**Dataset section:**

- - - - - - -

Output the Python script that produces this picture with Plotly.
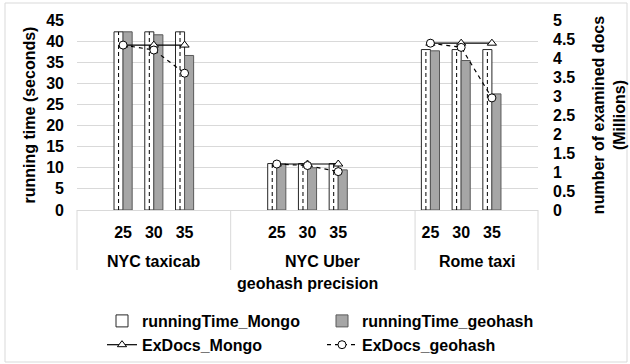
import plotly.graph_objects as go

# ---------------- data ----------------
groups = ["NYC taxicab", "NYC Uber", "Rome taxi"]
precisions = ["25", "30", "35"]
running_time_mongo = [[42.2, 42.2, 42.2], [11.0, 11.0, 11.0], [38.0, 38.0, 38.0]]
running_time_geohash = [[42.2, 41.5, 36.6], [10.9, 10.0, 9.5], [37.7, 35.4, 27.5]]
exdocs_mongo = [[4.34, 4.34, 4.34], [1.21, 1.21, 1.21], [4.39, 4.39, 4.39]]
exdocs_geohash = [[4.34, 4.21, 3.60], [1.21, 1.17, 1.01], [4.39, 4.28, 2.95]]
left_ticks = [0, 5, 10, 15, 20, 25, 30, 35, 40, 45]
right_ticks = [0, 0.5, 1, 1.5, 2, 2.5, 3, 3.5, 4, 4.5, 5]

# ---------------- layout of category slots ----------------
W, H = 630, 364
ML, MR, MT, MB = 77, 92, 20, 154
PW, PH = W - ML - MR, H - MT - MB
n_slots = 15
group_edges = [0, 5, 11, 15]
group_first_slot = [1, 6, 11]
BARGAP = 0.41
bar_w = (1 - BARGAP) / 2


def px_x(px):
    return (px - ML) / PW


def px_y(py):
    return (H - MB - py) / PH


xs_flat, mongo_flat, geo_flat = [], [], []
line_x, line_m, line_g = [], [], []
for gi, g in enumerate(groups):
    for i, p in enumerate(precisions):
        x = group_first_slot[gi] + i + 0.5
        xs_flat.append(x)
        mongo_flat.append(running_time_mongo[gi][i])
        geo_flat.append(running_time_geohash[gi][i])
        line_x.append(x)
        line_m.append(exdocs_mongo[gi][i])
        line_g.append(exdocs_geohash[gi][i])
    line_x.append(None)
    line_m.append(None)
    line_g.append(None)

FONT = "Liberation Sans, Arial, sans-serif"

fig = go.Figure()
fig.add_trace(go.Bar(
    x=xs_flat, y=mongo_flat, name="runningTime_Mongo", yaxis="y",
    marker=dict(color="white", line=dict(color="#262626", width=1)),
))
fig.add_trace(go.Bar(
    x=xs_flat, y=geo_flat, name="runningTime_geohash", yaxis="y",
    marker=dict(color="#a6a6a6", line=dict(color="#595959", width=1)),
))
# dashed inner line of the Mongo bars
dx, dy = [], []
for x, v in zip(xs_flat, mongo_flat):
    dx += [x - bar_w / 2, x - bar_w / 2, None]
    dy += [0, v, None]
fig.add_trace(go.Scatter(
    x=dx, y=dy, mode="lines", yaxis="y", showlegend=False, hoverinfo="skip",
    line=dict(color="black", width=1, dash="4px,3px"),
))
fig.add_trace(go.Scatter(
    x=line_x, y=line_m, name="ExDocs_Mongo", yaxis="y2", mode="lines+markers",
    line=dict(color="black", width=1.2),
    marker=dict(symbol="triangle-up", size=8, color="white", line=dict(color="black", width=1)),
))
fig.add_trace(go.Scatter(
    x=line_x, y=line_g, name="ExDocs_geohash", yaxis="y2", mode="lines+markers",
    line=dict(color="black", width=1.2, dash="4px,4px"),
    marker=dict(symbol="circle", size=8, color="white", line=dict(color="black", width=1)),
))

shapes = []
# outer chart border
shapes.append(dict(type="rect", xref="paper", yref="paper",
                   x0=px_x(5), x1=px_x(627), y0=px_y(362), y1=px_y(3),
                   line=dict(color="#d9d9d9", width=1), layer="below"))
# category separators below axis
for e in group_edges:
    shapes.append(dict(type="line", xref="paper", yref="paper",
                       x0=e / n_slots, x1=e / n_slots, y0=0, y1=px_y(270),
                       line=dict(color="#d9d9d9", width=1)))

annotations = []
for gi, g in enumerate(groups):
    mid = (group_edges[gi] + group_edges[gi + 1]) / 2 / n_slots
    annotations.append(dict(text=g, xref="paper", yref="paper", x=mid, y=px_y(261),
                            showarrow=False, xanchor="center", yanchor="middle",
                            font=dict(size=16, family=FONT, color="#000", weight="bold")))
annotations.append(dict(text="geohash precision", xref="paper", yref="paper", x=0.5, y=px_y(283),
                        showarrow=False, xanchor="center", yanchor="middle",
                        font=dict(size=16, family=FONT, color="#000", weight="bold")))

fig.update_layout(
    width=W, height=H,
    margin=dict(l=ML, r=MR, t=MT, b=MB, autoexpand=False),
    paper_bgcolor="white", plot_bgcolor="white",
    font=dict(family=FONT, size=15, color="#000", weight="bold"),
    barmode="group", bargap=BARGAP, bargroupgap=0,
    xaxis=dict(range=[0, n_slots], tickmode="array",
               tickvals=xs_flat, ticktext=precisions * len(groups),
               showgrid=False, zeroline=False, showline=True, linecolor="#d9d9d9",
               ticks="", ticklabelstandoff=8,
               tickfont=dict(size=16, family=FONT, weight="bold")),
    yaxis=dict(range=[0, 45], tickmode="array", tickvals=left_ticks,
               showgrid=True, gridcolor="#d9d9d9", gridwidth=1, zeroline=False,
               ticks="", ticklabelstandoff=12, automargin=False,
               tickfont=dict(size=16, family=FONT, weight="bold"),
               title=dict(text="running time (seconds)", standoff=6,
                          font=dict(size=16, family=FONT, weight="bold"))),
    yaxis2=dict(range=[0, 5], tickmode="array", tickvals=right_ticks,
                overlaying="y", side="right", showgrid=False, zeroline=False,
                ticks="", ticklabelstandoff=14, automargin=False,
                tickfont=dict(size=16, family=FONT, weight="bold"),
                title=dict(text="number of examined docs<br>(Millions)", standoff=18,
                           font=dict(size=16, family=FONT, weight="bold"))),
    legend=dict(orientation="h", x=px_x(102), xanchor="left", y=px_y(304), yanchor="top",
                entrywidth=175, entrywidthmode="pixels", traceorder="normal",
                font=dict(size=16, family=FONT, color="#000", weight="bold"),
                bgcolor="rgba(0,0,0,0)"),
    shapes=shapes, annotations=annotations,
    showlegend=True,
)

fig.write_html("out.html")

- - - - - - -

**What is required:**
Print each line of the material above exactly, with the pictures removed from your copy.

**Exercise solution:**
Output the Python script that produces this picture with Plotly.
import plotly.graph_objects as go

# ---------------- data ----------------
groups = ["NYC taxicab", "NYC Uber", "Rome taxi"]
precisions = ["25", "30", "35"]
running_time_mongo = [[42.2, 42.2, 42.2], [11.0, 11.0, 11.0], [38.0, 38.0, 38.0]]
running_time_geohash = [[42.2, 41.5, 36.6], [10.9, 10.0, 9.5], [37.7, 35.4, 27.5]]
exdocs_mongo = [[4.34, 4.34, 4.34], [1.21, 1.21, 1.21], [4.39, 4.39, 4.39]]
exdocs_geohash = [[4.34, 4.21, 3.60], [1.21, 1.17, 1.01], [4.39, 4.28, 2.95]]
left_ticks = [0, 5, 10, 15, 20, 25, 30, 35, 40, 45]
right_ticks = [0, 0.5, 1, 1.5, 2, 2.5, 3, 3.5, 4, 4.5, 5]

# ---------------- layout of category slots ----------------
W, H = 630, 364
ML, MR, MT, MB = 77, 92, 20, 154
PW, PH = W - ML - MR, H - MT - MB
n_slots = 15
group_edges = [0, 5, 11, 15]
group_first_slot = [1, 6, 11]
BARGAP = 0.41
bar_w = (1 - BARGAP) / 2


def px_x(px):
    return (px - ML) / PW


def px_y(py):
    return (H - MB - py) / PH


xs_flat, mongo_flat, geo_flat = [], [], []
line_x, line_m, line_g = [], [], []
for gi, g in enumerate(groups):
    for i, p in enumerate(precisions):
        x = group_first_slot[gi] + i + 0.5
        xs_flat.append(x)
        mongo_flat.append(running_time_mongo[gi][i])
        geo_flat.append(running_time_geohash[gi][i])
        line_x.append(x)
        line_m.append(exdocs_mongo[gi][i])
        line_g.append(exdocs_geohash[gi][i])
    line_x.append(None)
    line_m.append(None)
    line_g.append(None)

FONT = "Liberation Sans, Arial, sans-serif"

fig = go.Figure()
fig.add_trace(go.Bar(
    x=xs_flat, y=mongo_flat, name="runningTime_Mongo", yaxis="y",
    marker=dict(color="white", line=dict(color="#262626", width=1)),
))
fig.add_trace(go.Bar(
    x=xs_flat, y=geo_flat, name="runningTime_geohash", yaxis="y",
    marker=dict(color="#a6a6a6", line=dict(color="#595959", width=1)),
))
# dashed inner line of the Mongo bars
dx, dy = [], []
for x, v in zip(xs_flat, mongo_flat):
    dx += [x - bar_w / 2, x - bar_w / 2, None]
    dy += [0, v, None]
fig.add_trace(go.Scatter(
    x=dx, y=dy, mode="lines", yaxis="y", showlegend=False, hoverinfo="skip",
    line=dict(color="black", width=1, dash="4px,3px"),
))
fig.add_trace(go.Scatter(
    x=line_x, y=line_m, name="ExDocs_Mongo", yaxis="y2", mode="lines+markers",
    line=dict(color="black", width=1.2),
    marker=dict(symbol="triangle-up", size=8, color="white", line=dict(color="black", width=1)),
))
fig.add_trace(go.Scatter(
    x=line_x, y=line_g, name="ExDocs_geohash", yaxis="y2", mode="lines+markers",
    line=dict(color="black", width=1.2, dash="4px,4px"),
    marker=dict(symbol="circle", size=8, color="white", line=dict(color="black", width=1)),
))

shapes = []
# outer chart border
shapes.append(dict(type="rect", xref="paper", yref="paper",
                   x0=px_x(5), x1=px_x(627), y0=px_y(362), y1=px_y(3),
                   line=dict(color="#d9d9d9", width=1), layer="below"))
# category separators below axis
for e in group_edges:
    shapes.append(dict(type="line", xref="paper", yref="paper",
                       x0=e / n_slots, x1=e / n_slots, y0=0, y1=px_y(270),
                       line=dict(color="#d9d9d9", width=1)))

annotations = []
for gi, g in enumerate(groups):
    mid = (group_edges[gi] + group_edges[gi + 1]) / 2 / n_slots
    annotations.append(dict(text=g, xref="paper", yref="paper", x=mid, y=px_y(261),
                            showarrow=False, xanchor="center", yanchor="middle",
                            font=dict(size=16, family=FONT, color="#000", weight="bold")))
annotations.append(dict(text="geohash precision", xref="paper", yref="paper", x=0.5, y=px_y(283),
                        showarrow=False, xanchor="center", yanchor="middle",
                        font=dict(size=16, family=FONT, color="#000", weight="bold")))

fig.update_layout(
    width=W, height=H,
    margin=dict(l=ML, r=MR, t=MT, b=MB, autoexpand=False),
    paper_bgcolor="white", plot_bgcolor="white",
    font=dict(family=FONT, size=15, color="#000", weight="bold"),
    barmode="group", bargap=BARGAP, bargroupgap=0,
    xaxis=dict(range=[0, n_slots], tickmode="array",
               tickvals=xs_flat, ticktext=precisions * len(groups),
               showgrid=False, zeroline=False, showline=True, linecolor="#d9d9d9",
               ticks="", ticklabelstandoff=8,
               tickfont=dict(size=16, family=FONT, weight="bold")),
    yaxis=dict(range=[0, 45], tickmode="array", tickvals=left_ticks,
               showgrid=True, gridcolor="#d9d9d9", gridwidth=1, zeroline=False,
               ticks="", ticklabelstandoff=12, automargin=False,
               tickfont=dict(size=16, family=FONT, weight="bold"),
               title=dict(text="running time (seconds)", standoff=6,
                          font=dict(size=16, family=FONT, weight="bold"))),
    yaxis2=dict(range=[0, 5], tickmode="array", tickvals=right_ticks,
                overlaying="y", side="right", showgrid=False, zeroline=False,
                ticks="", ticklabelstandoff=14, automargin=False,
                tickfont=dict(size=16, family=FONT, weight="bold"),
                title=dict(text="number of examined docs<br>(Millions)", standoff=18,
                           font=dict(size=16, family=FONT, weight="bold"))),
    legend=dict(orientation="h", x=px_x(102), xanchor="left", y=px_y(304), yanchor="top",
                entrywidth=175, entrywidthmode="pixels", traceorder="normal",
                font=dict(size=16, family=FONT, color="#000", weight="bold"),
                bgcolor="rgba(0,0,0,0)"),
    shapes=shapes, annotations=annotations,
    showlegend=True,
)

fig.write_html("out.html")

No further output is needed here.